The Bradbury Building was built in downtown Los Angeles in the 1890s. Photo credit: Alex Bandful. Used under Creative Commons license.
So, as someone who is thinking about the cities a lot, what is your favorite…
Urban view: Jamestown, St. Helena, South Atlantic Ocean. A cosmopolitan town of fewer than 1,000 people, built almost 400 years ago, and still largely unchanged. It is the purest evidence I have seen that “urban” is not about how big a place is, but about how it functions physically and how its people decide to relate to each other.
Favorite building: Wow, so many to choose from. The Bradbury Building in Downtown L.A. is one of my favorites. I love it not just because it is an urban geode, but also because of its story. It was designed in the 1890s by George Wyman, a draftsman who was inspired to take the commission after consulting a Ouija board. It sits at Second and Broadway in Downtown L.A., right in the middle of the historic core. It’s like a quiet guest at a loud party who turns out to be the most interesting person in the room.
Favorite city: Los Angeles — so much rich culture and so enticingly misunderstood. I also love Butte, Montana, which, in the early 1900s, thought it was going to be a copper-fueled Chicago and invested in great Richardsonian, bearing-wall skyscrapers that still stand today. Its population now is less than 40,000, but it still retains its immigrant history — Irish, German, Italian, Slavic, etc. There’s even a 100-year-old synagogue downtown that, last I checked, still holds services at least occasionally.
Most impressive urban infrastructure: The canals of Venice, Italy.

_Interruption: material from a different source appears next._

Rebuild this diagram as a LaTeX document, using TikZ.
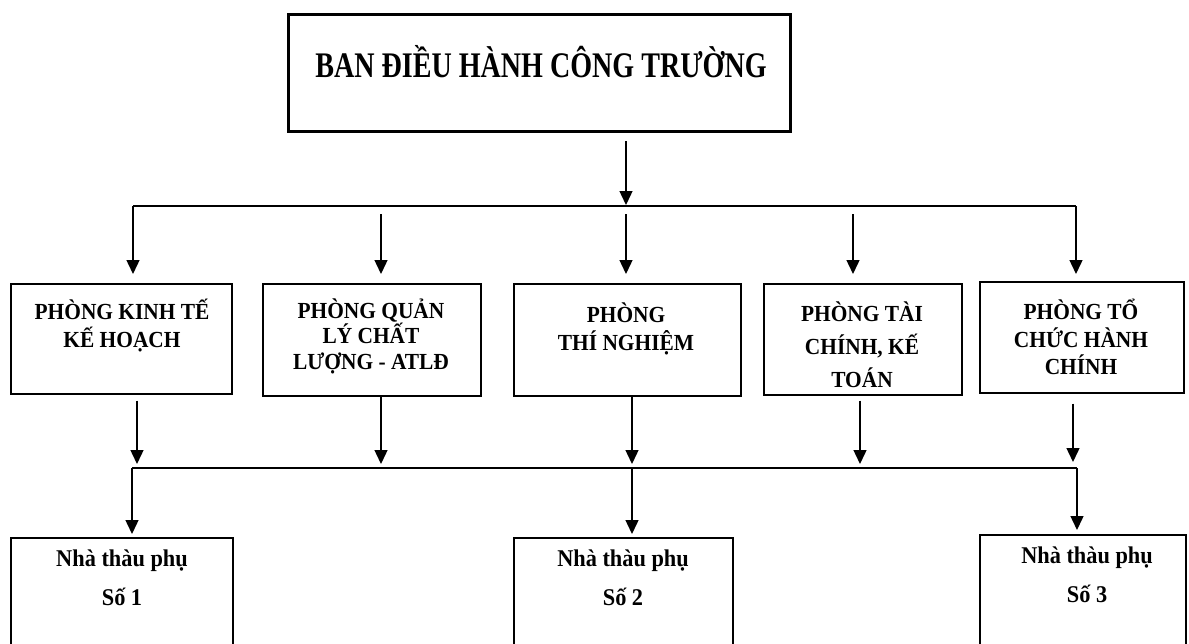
\documentclass[tikz,border=0pt]{standalone}
\usepackage{fontspec}
\setmainfont{Liberation Serif}
\newfontfamily\titlefont{Liberation Serif}[FakeStretch=0.78]
\newfontfamily\deptfont{Liberation Serif}[FakeStretch=0.93]
\usetikzlibrary{arrows.meta,calc}
\begin{document}
\begin{tikzpicture}[x=1pt,y=-1pt,
  box/.style={draw, line width=1.6pt, rectangle, inner sep=0pt, anchor=north west},
  topbox/.style={box, line width=3pt},
  conn/.style={line width=1.4pt},
  arr/.style={conn, -{Triangle[width=13pt,length=14pt]}},
  titletext/.style={font=\titlefont\fontsize{36}{40}\selectfont\bfseries, inner sep=0pt},
  depttext/.style={font=\deptfont\fontsize{23}{28}\selectfont\bfseries, align=center, inner sep=0pt},
  subtext/.style={font=\deptfont\fontsize{24}{39}\selectfont\bfseries, align=center, inner sep=0pt}
]
\useasboundingbox (0,0) rectangle (1189,643);
\clip (0,0) rectangle (1189,643);
\fill[white] (0,0) rectangle (1189,643);

% title
\node[topbox, minimum width=502pt, minimum height=117pt] (top) at (287,13) {};
\node[titletext] (toptext) at (541,62) {BAN ĐIỀU HÀNH CÔNG TRƯỜNG};

% department boxes
\node[box, minimum width=221pt, minimum height=110pt] (b1) at (10,283) {};
\node[box, minimum width=218pt, minimum height=112pt] (b2) at (262,283) {};
\node[box, minimum width=227pt, minimum height=112pt] (b3) at (513,283) {};
\node[box, minimum width=198pt, minimum height=111pt] (b4) at (763,283) {};
\node[box, minimum width=204pt, minimum height=111pt] (b5) at (979,281) {};

\node[depttext] (t1) at (122,326) {PHÒNG KINH TẾ\\KẾ HOẠCH};
\node[depttext, font=\deptfont\fontsize{23}{25.5}\selectfont\bfseries] (t2) at (371,336) {PHÒNG QUẢN\\LÝ CHẤT\\LƯỢNG - ATLĐ};
\node[depttext] (t3) at (626,329) {PHÒNG\\THÍ NGHIỆM};
\node[depttext, font=\deptfont\fontsize{23}{33}\selectfont\bfseries] (t4) at (862,345) {PHÒNG TÀI\\CHÍNH, KẾ\\TOÁN};
\node[depttext, font=\deptfont\fontsize{23}{27.5}\selectfont\bfseries] (t5) at (1081,337) {PHÒNG TỔ\\CHỨC HÀNH\\CHÍNH};

% sub-contractor boxes
\node[box, minimum width=222pt, minimum height=130pt] (r1) at (10,537) {};
\node[box, minimum width=219pt, minimum height=130pt] (r2) at (513,537) {};
\node[box, minimum width=206pt, minimum height=133pt] (r3) at (979,534) {};

\node[subtext] (s1) at (122,578) {Nhà thàu phụ\\Số 1};
\node[subtext] (s2) at (623,578) {Nhà thàu phụ\\Số 2};
\node[subtext] (s3) at (1087,575) {Nhà thàu phụ\\Số 3};

% top bus
\coordinate (d1) at (133,206);
\coordinate (d2) at (381,206);
\coordinate (d3) at (626,206);
\coordinate (d4) at (853,206);
\coordinate (d5) at (1076,206);
\draw[arr, shorten <=8pt, shorten >=1pt] (top.south -| d3) -- (d3);
\draw[conn] (d1) -- (d5);
\draw[arr, shorten >=9pt] (d1) -- (b1.north -| d1);
\draw[arr, shorten <=8pt, shorten >=9pt] (d2) -- (b2.north -| d2);
\draw[arr, shorten <=8pt, shorten >=9pt] (d3) -- (b3.north -| d3);
\draw[arr, shorten <=8pt, shorten >=9pt] (d4) -- (b4.north -| d4);
\draw[arr, shorten >=7pt] (d5) -- (b5.north -| d5);

% lower bus
\coordinate (u1) at (137,468);
\coordinate (u2) at (381,468);
\coordinate (u3) at (632,468);
\coordinate (u4) at (860,468);
\coordinate (u5) at (1073,468);
\draw[arr, shorten <=6pt, shorten >=4pt] (b1.south -| u1) -- (u1);
\draw[arr, shorten >=4pt] (b2.south -| u2) -- (u2);
\draw[arr, shorten >=4pt] (b3.south -| u3) -- (u3);
\draw[arr, shorten <=5pt, shorten >=4pt] (b4.south -| u4) -- (u4);
\draw[arr, shorten <=10pt, shorten >=6pt] (b5.south -| u5) -- (u5);

\coordinate (e1) at (132,468);
\coordinate (e2) at (632,468);
\coordinate (e3) at (1077,468);
\draw[conn] (e1) -- (e3);
\draw[arr, shorten >=3pt] (e1) -- (r1.north -| e1);
\draw[arr, shorten >=3pt] (e2) -- (r2.north -| e2);
\draw[arr, shorten >=4pt] (e3) -- (r3.north -| e3);
\end{tikzpicture}
\end{document}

Best book/film/work of art about cities: Wings of Desire, a film by Wim Wenders. It’s about über-cool, omniscient angels in Berlin. One falls in love with a trapeze artist and chooses to give up his status and vantage in order to experience real life in the flesh. He becomes a regular, schlubby guy in a bad sweater. But he gets to feel the cold city air, warm himself with fresh coffee, and touch the person he loves. We in the land-use world would do well to do all those things every so often.